Addicted. Addicted to the hurt and the pain.

I felt my purpose was rooted from my pain and hurt.

So without it, how could I be useful to God?

In that very socially awkward experience of crying in the gym-

(an emotional and spiritual workout)

God revealed to me that I was dressing up an "I don't truly want to…" with a "I don't know how to.."

What started as a WWE wrestling match, superficial.. became very real. God continued to use that experience to refine me in my obedience to Him. To speak into that my purpose and worth isn't derived from my trials but from who He says I am, and my purpose is what He calls me to.

That while I am constantly being transformed, I am chosen by Him, and I now I needed to choose Him and continue to choose Him.

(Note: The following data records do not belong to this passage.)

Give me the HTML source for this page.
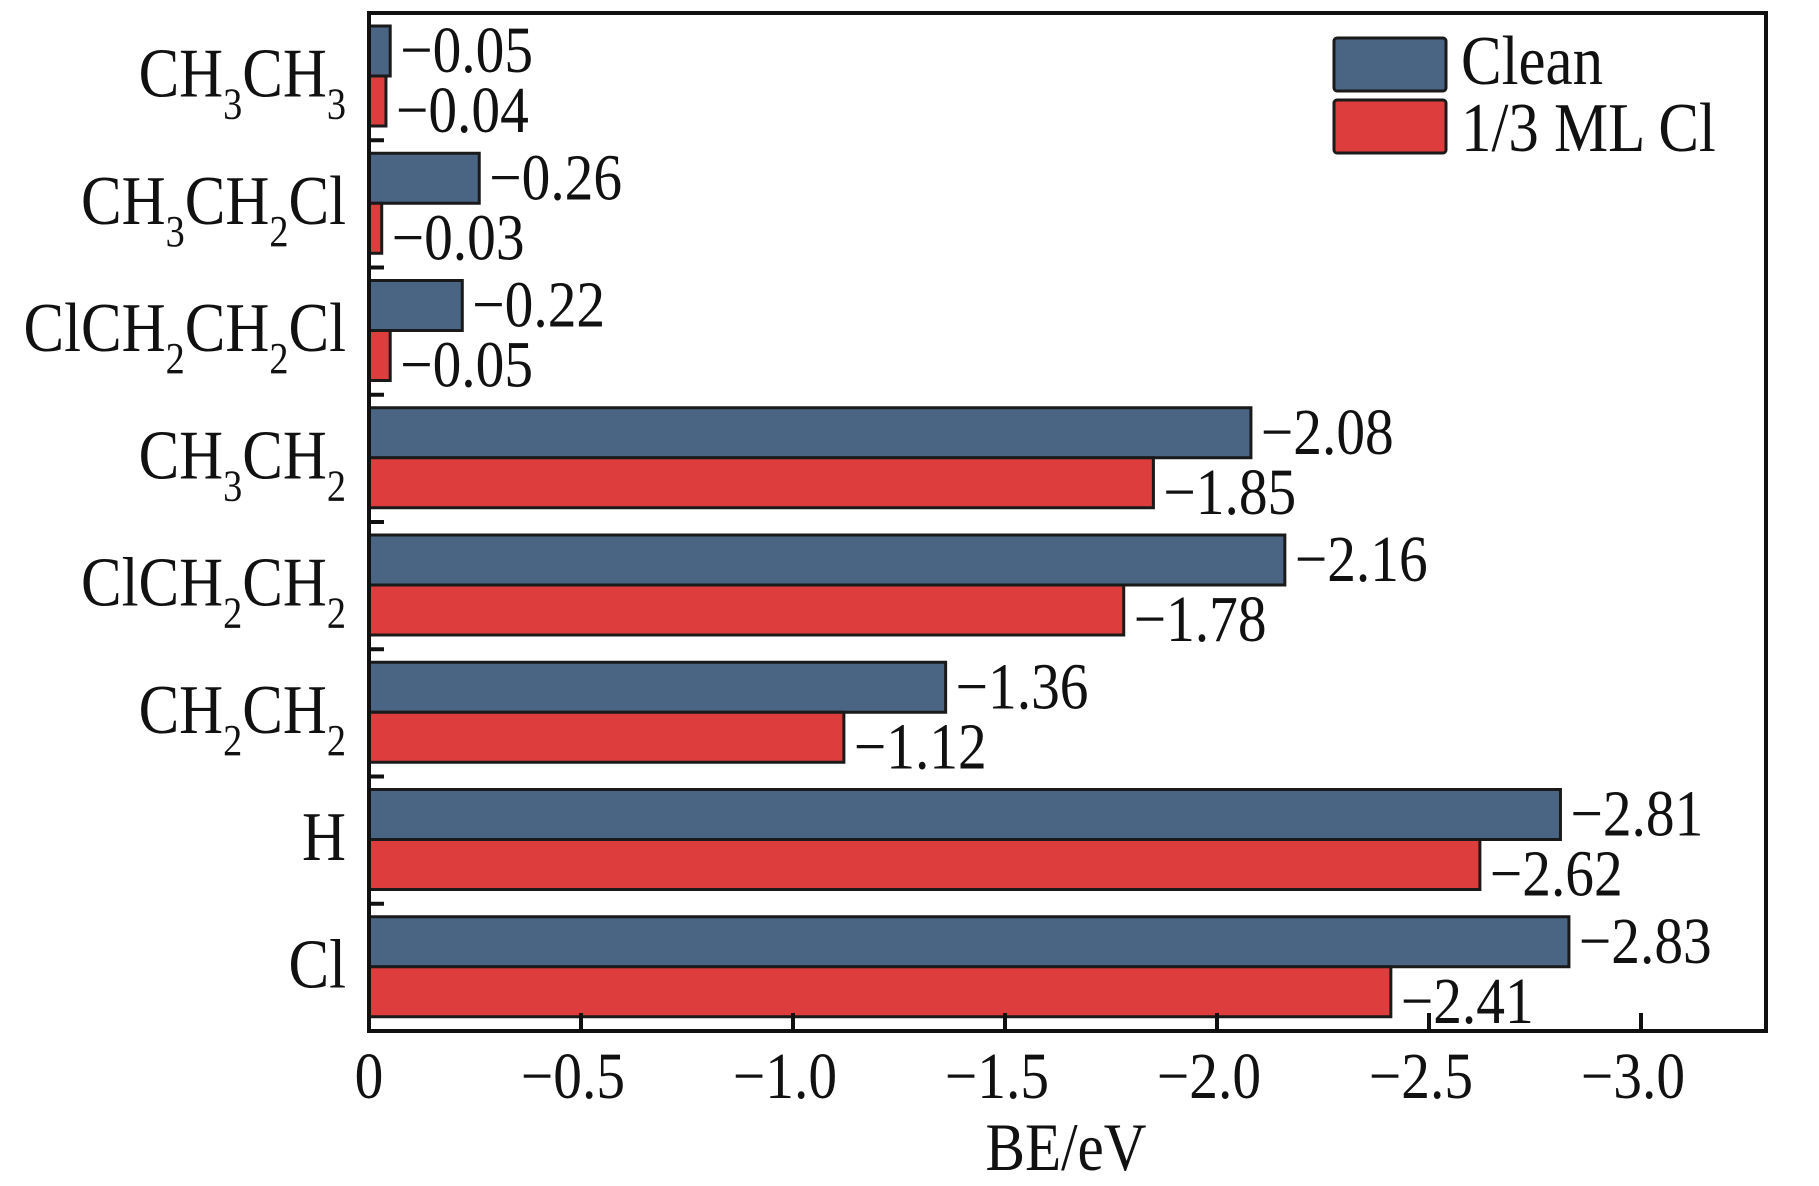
<!DOCTYPE html>
<html><head><meta charset="utf-8">
<style>
html,body{margin:0;padding:0;background:#fff;}
svg{display:block;}
text{font-family:"Liberation Serif",serif;fill:#111;}
</style></head>
<body>
<svg id="chart" width="1819" height="1186" viewBox="0 0 1819 1186" xmlns="http://www.w3.org/2000/svg">
<g id="bars"></g>
<g id="labels"></g>
<rect x="369" y="13" width="1397" height="1018" fill="none" stroke="#111" stroke-width="4"/>
<g id="ticks"></g>
<text transform="translate(1066,1170) scale(0.87,1)" font-size="68" text-anchor="middle">BE/eV</text>
<g>
  <rect x="1334" y="38" width="112" height="53" rx="3" fill="#4a6484" stroke="#1a1a1a" stroke-width="3"/>
  <text transform="translate(1461,84) scale(0.87,1)" font-size="70">Clean</text>
  <rect x="1334" y="100" width="112" height="53" rx="3" fill="#dd3d3c" stroke="#1a1a1a" stroke-width="3"/>
  <text transform="translate(1461,151) scale(0.87,1)" font-size="70">1/3 ML Cl</text>
</g>
</svg>
<script>
const categories = ["CH_3CH_3","CH_3CH_2Cl","ClCH_2CH_2Cl","CH_3CH_2","ClCH_2CH_2","CH_2CH_2","H","Cl"];
const cleanValues = [-0.05,-0.26,-0.22,-2.08,-2.16,-1.36,-2.81,-2.83];
const clValues = [-0.04,-0.03,-0.05,-1.85,-1.78,-1.12,-2.62,-2.41];
const xTickValues = [0,-0.5,-1.0,-1.5,-2.0,-2.5,-3.0];
const xTickLabels = ["0","\u22120.5","\u22121.0","\u22121.5","\u22122.0","\u22122.5","\u22123.0"];

const NS = "http://www.w3.org/2000/svg";
const X0 = 369, PX_PER_UNIT = 424, TOP = 13, BOTTOM = 1031;
const SX = 0.87;
const groupH = (BOTTOM - TOP) / categories.length;
function xScale(v){ return X0 + Math.abs(v) * PX_PER_UNIT; }
function groupTop(i){ return TOP + i * groupH; }
function fmt(v){ return "\u2212" + Math.abs(v).toFixed(2); }
function mk(tag, attrs, parent){
  const e = document.createElementNS(NS, tag);
  for (const k in attrs) e.setAttribute(k, attrs[k]);
  parent.appendChild(e);
  return e;
}
const barsG = document.getElementById("bars");
const labelsG = document.getElementById("labels");
const ticksG = document.getElementById("ticks");
const barH = 50;

categories.forEach((cat, i) => {
  const g0 = groupTop(i);
  const series = [[cleanValues[i], "#4a6484", g0 + 13, "clean"], [clValues[i], "#dd3d3c", g0 + 13 + barH, "cl"]];
  series.forEach(([v, color, y, key]) => {
    const w = xScale(v) - X0;
    const r = mk("rect", {x: X0, y: y, width: w, height: barH, fill: color, stroke: "#1a1a1a", "stroke-width": 3}, barsG);
    
    
    const ty = key === "clean" ? y + barH - 4 : y + barH + 6;
    const t = mk("text", {transform: "translate(" + (xScale(v) + 10) + "," + ty + ") scale(" + SX + ",1)", "font-size": 66}, labelsG);
    t.textContent = fmt(v);
    
    
  });
  const cy = g0 + groupH / 2 + 20;
  const t = mk("text", {transform: "translate(346," + cy + ") scale(" + SX + ",1)", "font-size": 70, "text-anchor": "end"}, labelsG);
  
  
  const parts = cat.split(/(_\d)/);
  let sub = false;
  parts.forEach(p => {
    if (!p) return;
    const ts = document.createElementNS(NS, "tspan");
    if (p[0] === "_") {
      ts.textContent = p.slice(1);
      ts.setAttribute("font-size", "44");
      ts.setAttribute("dy", "22");
      sub = true;
    } else {
      ts.textContent = p;
      if (sub) { ts.setAttribute("dy", "-22"); sub = false; }
    }
    t.appendChild(ts);
  });
  if (i < categories.length - 1) {
    const yb = g0 + groupH;
    const l = mk("line", {x1: X0, x2: X0 + 15, y1: yb, y2: yb, stroke: "#111", "stroke-width": 4}, ticksG);
    
    
  }
});

xTickValues.forEach((v, i) => {
  const x = xScale(v);
  if (i > 0) {
    const l = mk("line", {x1: x, x2: x, y1: BOTTOM, y2: BOTTOM - 18, stroke: "#111", "stroke-width": 4}, ticksG);
    
    
  }
  const t = mk("text", {transform: "translate(" + (x + (i > 0 ? -8 : 0)) + ",1098) scale(" + SX + ",1)", "font-size": 66, "text-anchor": "middle"}, ticksG);
  t.textContent = xTickLabels[i];
  
  
});
</script>
</body></html>
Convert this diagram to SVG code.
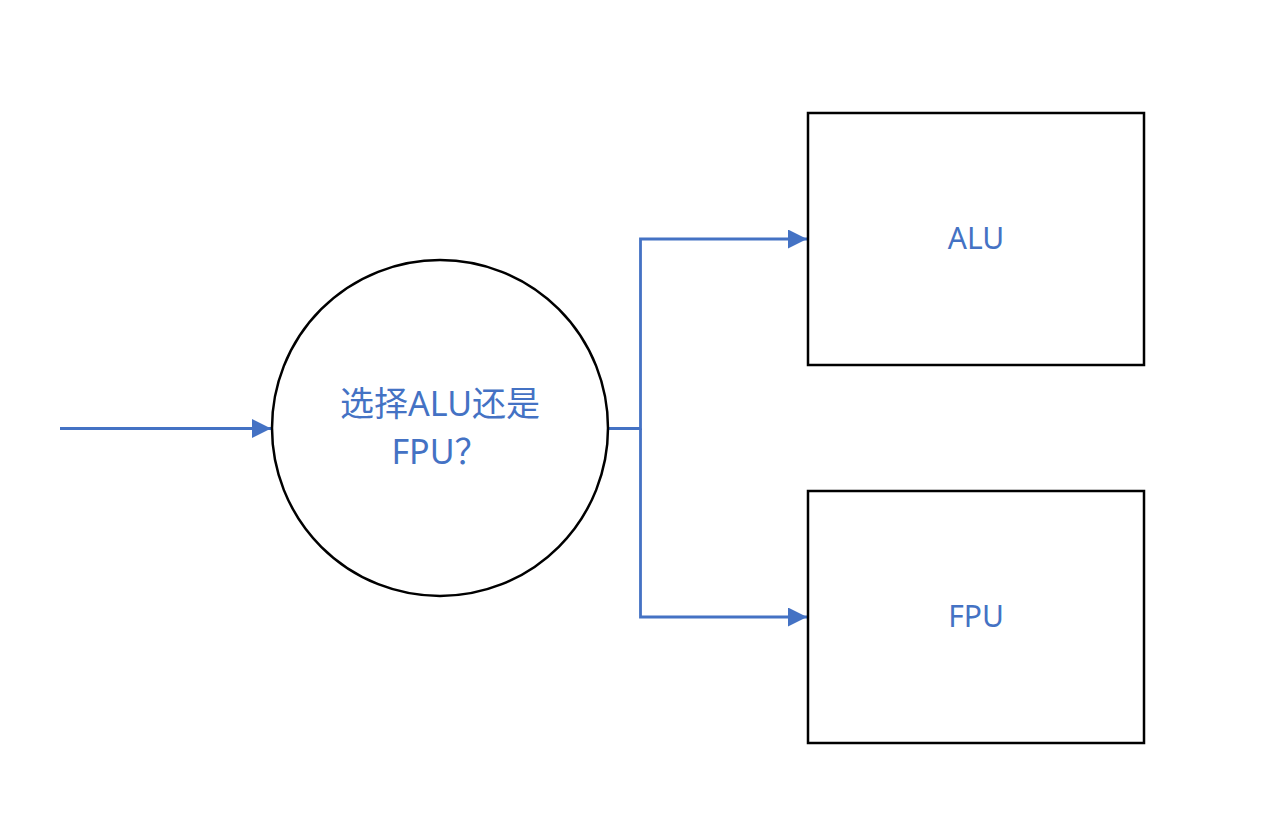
<svg xmlns="http://www.w3.org/2000/svg" width="1262" height="832" viewBox="0 0 1262 832">
<style>
.shape{fill:#fff;stroke:#000;stroke-width:2.5}
.conn{fill:none;stroke:#4472C4;stroke-width:2.8}
.lbl{fill:#4472C4;font-family:"Noto Sans","Noto Sans CJK SC",sans-serif;text-anchor:middle}
</style>
<defs>
<marker id="arr" viewBox="0 0 10 10" refX="10" refY="5" markerWidth="20" markerHeight="19" markerUnits="userSpaceOnUse" orient="auto">
<path d="M0,0 L10,5 L0,10 z" fill="#4472C4"/>
</marker>
</defs>
<rect width="1262" height="832" fill="#fff"/>
<g id="connectors">
<path class="conn" d="M60,428.5 H271" marker-end="url(#arr)"/>
<path class="conn" d="M608,428.5 H640.5 V239 H807" marker-end="url(#arr)"/>
<path class="conn" d="M640.5,428.5 V617 H807" marker-end="url(#arr)"/>
</g>
<g id="decision">
<circle class="shape" cx="440" cy="428" r="168"/>
<text class="lbl" x="440" y="416" font-size="34" font-family="'Noto Sans CJK SC',sans-serif">选择ALU还是</text>
<text class="lbl" x="440" y="464" font-size="34" font-family="'Noto Sans CJK SC',sans-serif">FPU？</text>
</g>
<g id="alu">
<rect class="shape" x="808" y="113" width="336" height="252"/>
<text class="lbl" x="976" y="249" font-size="30">ALU</text>
</g>
<g id="fpu">
<rect class="shape" x="808" y="491" width="336" height="252"/>
<text class="lbl" x="976" y="627" font-size="30">FPU</text>
</g>
</svg>
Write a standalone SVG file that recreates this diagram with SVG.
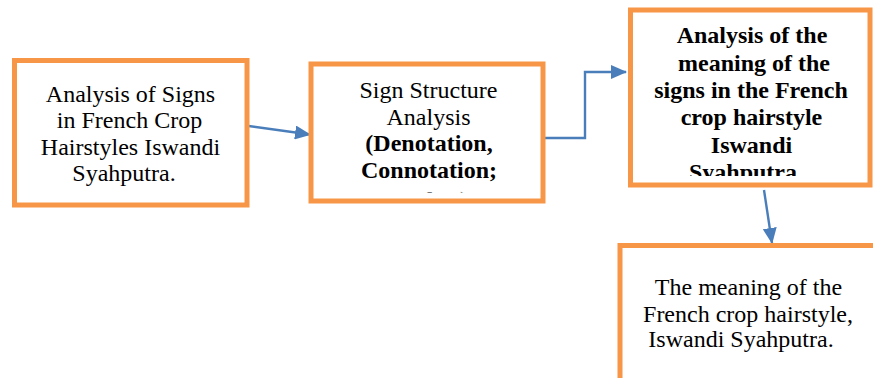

This brings me back to the point- We have to make a choice. Can we choose whether or not we have chemical imbalances that make us more susceptible to this way of thinking? No. That's where medication helps. But whether you struggle with mental illness or not- we constantly have to make a choice in our thinking. We choose the things that we watch, read, listen to. Those things leak into how we think and what we entertain in our minds.  This is why you hear people stress the importance of knowing scripture and reading the Bible. Because then God's word is written on our hearts. His word and way become the standard, and we then can strive to make our thoughts obedient to His word. Our minds will search for evidence of Godly and Christ-like ways.

Satan will use any way He can to try and deter us and destroy us. He sneaks in as a thought. He treats our lives as if it was a game. Luckily, He is playing checkers while Our God is playing Chess.

Our thoughts determine our steps. Our steps are being watched and followed.

What are you entertaining? What choices are you making?

Will you choose to set your mind on things above, those things that are eternal?

Or are your choices bonded in your flesh and ever-fleeting?

When we are faced with choices, let us strive to choose whatever is glorifying to God. Let us consistently and unwaveringly set forth to choose God the way that He chose us.